The Grand Delusion: Higher Taxes "Soak" the Rich
Squeezing, gouging, soaking, it's all the same, and it's all wrong. The richest Americans, we hear it said, pay most of the federal income taxes. That's true. But since 1980 their AFTER-TAX SHARE of America's income has TRIPLED. That's a trillion dollars a year in extra income for the wealthiest 1%.
A trillion dollars is seven times more than the budget deficits of all 50 states combined.
A trillion dollars, if it hadn't been redistributed to the rich, would provide an extra $10,000 a year for every family that has contributed to American productivity since 1980.
The defenders of unlimited wealth insist that the very rich have earned their money. But what does EARN mean? Does it mean that the million richest families worked harder than the other 99 million families for thirty years? Does it mean that one man can bet against the mortgage industry and make enough money to pay the salaries of 100,000 health care workers? Does it mean using American research and infrastructure and national security to build a corporation that pays zero federal income taxes?

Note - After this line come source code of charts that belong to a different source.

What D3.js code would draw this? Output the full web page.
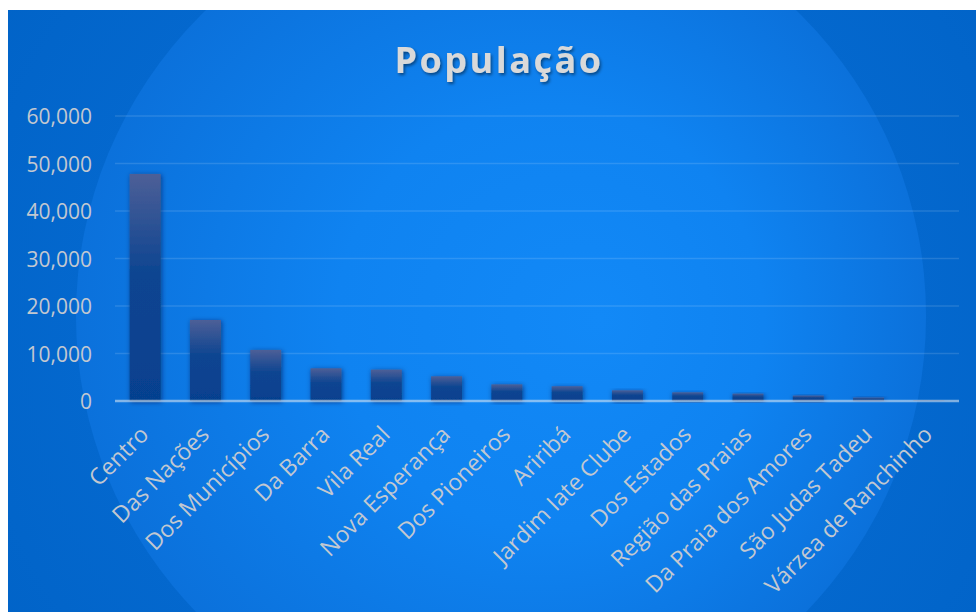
<!DOCTYPE html>
<html>
<head>
<meta charset="utf-8">
<script src="https://cdn.jsdelivr.net/npm/d3@7"></script>
<style>
  html, body { margin: 0; padding: 0; background: #ffffff; }
  svg { display: block; }
</style>
</head>
<body>
<svg id="chart" width="976" height="612"></svg>
<script>
// Population by neighbourhood
const categories = [
  "Centro", "Das Nações", "Dos Municípios", "Da Barra", "Vila Real",
  "Nova Esperança", "Dos Pioneiros", "Ariribá", "Jardim Iate Clube",
  "Dos Estados", "Região das Praias", "Da Praia dos Amores",
  "São Judas Tadeu", "Várzea de Ranchinho"
];
const population = [47800, 17050, 10750, 6880, 6600, 5200, 3500, 3100, 2250, 1830, 1550, 1140, 720, 150];
const yTicks = [0, 10000, 20000, 30000, 40000, 50000, 60000];
const titleText = "População";

const W = 976, H = 612;
const frame = { x: 8, y: 10, w: W - 8, h: H - 10 };
const plot = { left: 115, right: 959, top: 116, bottom: 401 };

const svg = d3.select("#chart");
const defs = svg.append("defs");

// background fills
const outer = defs.append("radialGradient")
  .attr("id", "bgOuter").attr("gradientUnits", "userSpaceOnUse")
  .attr("cx", 501).attr("cy", 316).attr("r", 640);
outer.append("stop").attr("offset", 0).attr("stop-color", "#0b73dd");
outer.append("stop").attr("offset", 1).attr("stop-color", "#0062c6");

const inner = defs.append("radialGradient")
  .attr("id", "bgInner").attr("gradientUnits", "userSpaceOnUse")
  .attr("cx", 501).attr("cy", 316).attr("r", 425)
  .attr("fx", 600).attr("fy", 320);
inner.append("stop").attr("offset", 0).attr("stop-color", "#1289f7");
inner.append("stop").attr("offset", 0.5).attr("stop-color", "#0f83f1");
inner.append("stop").attr("offset", 1).attr("stop-color", "#0b71db");

defs.append("clipPath").attr("id", "frameClip")
  .append("rect").attr("x", frame.x).attr("y", frame.y).attr("width", frame.w).attr("height", frame.h);

// bar fill
const barGrad = defs.append("linearGradient")
  .attr("id", "barGrad").attr("x1", 0).attr("y1", 0).attr("x2", 0).attr("y2", 1);
barGrad.append("stop").attr("offset", 0).attr("stop-color", "#4d5f97");
barGrad.append("stop").attr("offset", 0.45).attr("stop-color", "#0b4491");
barGrad.append("stop").attr("offset", 1).attr("stop-color", "#06418f");

// soft shadows
const barShadow = defs.append("filter").attr("id", "barShadow")
  .attr("x", "-40%").attr("y", "-20%").attr("width", "180%").attr("height", "140%");
barShadow.append("feDropShadow").attr("dx", 1).attr("dy", 1).attr("stdDeviation", 2.5)
  .attr("flood-color", "#00163f").attr("flood-opacity", 0.55);

const titleShadow = defs.append("filter").attr("id", "titleShadow")
  .attr("x", "-10%").attr("y", "-30%").attr("width", "120%").attr("height", "160%");
titleShadow.append("feDropShadow").attr("dx", 1.5).attr("dy", 2).attr("stdDeviation", 1.5)
  .attr("flood-color", "#000000").attr("flood-opacity", 0.45);

const bg = svg.append("g").attr("clip-path", "url(#frameClip)");
bg.append("rect").attr("x", frame.x).attr("y", frame.y).attr("width", frame.w).attr("height", frame.h)
  .attr("fill", "url(#bgOuter)");
bg.append("circle").attr("cx", 501).attr("cy", 316).attr("r", 425).attr("fill", "url(#bgInner)");

// scales
const x = d3.scaleBand().domain(categories).range([plot.left, plot.right])
  .paddingInner(0.486).paddingOuter(0.243);
const y = d3.scaleLinear().domain([0, 60000]).range([plot.bottom, plot.top]);

const labelColor = "#c3c8d0";
const fontFamily = "'Open Sans', 'DejaVu Sans', sans-serif";

// gridlines
svg.append("g").selectAll("line").data(yTicks.filter(d => d > 0)).join("line")
  .attr("x1", plot.left).attr("x2", plot.right)
  .attr("y1", d => y(d)).attr("y2", d => y(d))
  .attr("stroke", "rgba(255,255,255,0.13)").attr("stroke-width", 1.5);

// y axis labels
const yAxis = svg.append("g").attr("transform", `translate(${plot.left - 23},0)`)
  .call(d3.axisLeft(y).tickValues(yTicks).tickSize(0).tickPadding(0).tickFormat(d3.format(",")));
yAxis.select(".domain").remove();
yAxis.selectAll("text")
  .attr("fill", labelColor).attr("font-family", fontFamily).attr("font-size", 21)
  .attr("dy", "0.36em");

// bars
svg.append("g").selectAll("rect").data(categories).join("rect")
  .attr("x", d => x(d))
  .attr("y", (d, i) => y(population[i]))
  .attr("width", x.bandwidth())
  .attr("height", (d, i) => y(0) - y(population[i]))
  .attr("fill", "url(#barGrad)")
  .attr("filter", "url(#barShadow)");

// category axis
svg.append("line")
  .attr("x1", plot.left).attr("x2", plot.right)
  .attr("y1", y(0)).attr("y2", y(0))
  .attr("stroke", "rgba(232,236,242,0.55)").attr("stroke-width", 2.5);

const xAxis = svg.append("g").attr("transform", `translate(0,${plot.bottom})`)
  .call(d3.axisBottom(x).tickSize(0).tickPadding(0));
xAxis.select(".domain").remove();
xAxis.selectAll("text")
  .attr("fill", labelColor).attr("font-family", fontFamily).attr("font-size", 23)
  .attr("text-anchor", "end")
  .attr("y", 0).attr("dy", 0)
  .attr("transform", "translate(5,35) rotate(-45)");

// title
svg.append("text")
  .attr("x", 499).attr("y", 73)
  .attr("text-anchor", "middle")
  .attr("font-family", fontFamily).attr("font-weight", 700).attr("font-size", 36)
  .attr("letter-spacing", 2.5)
  .attr("fill", "#d9d9d9")
  .attr("filter", "url(#titleShadow)")
  .text(titleText);
</script>
</body>
</html>
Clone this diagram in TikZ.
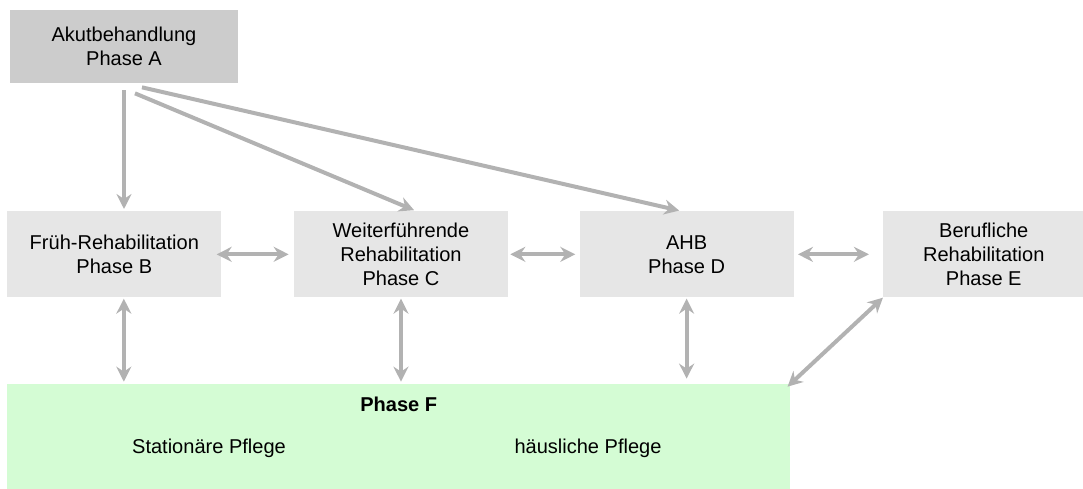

Most of the fortunate 1% benefited from tax cuts, financial system de-regulation, ownership of 50% of the stock market, and a 15% capital gains tax. According to a study by the University of California, in 2008 only 19% of the income reported by the 13,480 individuals or families making over $10 million came from wages and salaries.
The very rich claim that their income growth stimulates the economy. But it hasn't happened. Low-income earners spend a greater percentage of their overall income on consumption, but they have less purchasing power than they had thirty years ago.
What the very rich won't admit is that they benefit the most from government-funded research, national security, infrastructure, property rights, and a financial industry tailored to their pleasure and profit.
Instead, they claim that anyone can be rich if only they work hard. Much of America wouldn't know if this is true. They haven't had a chance to work lately.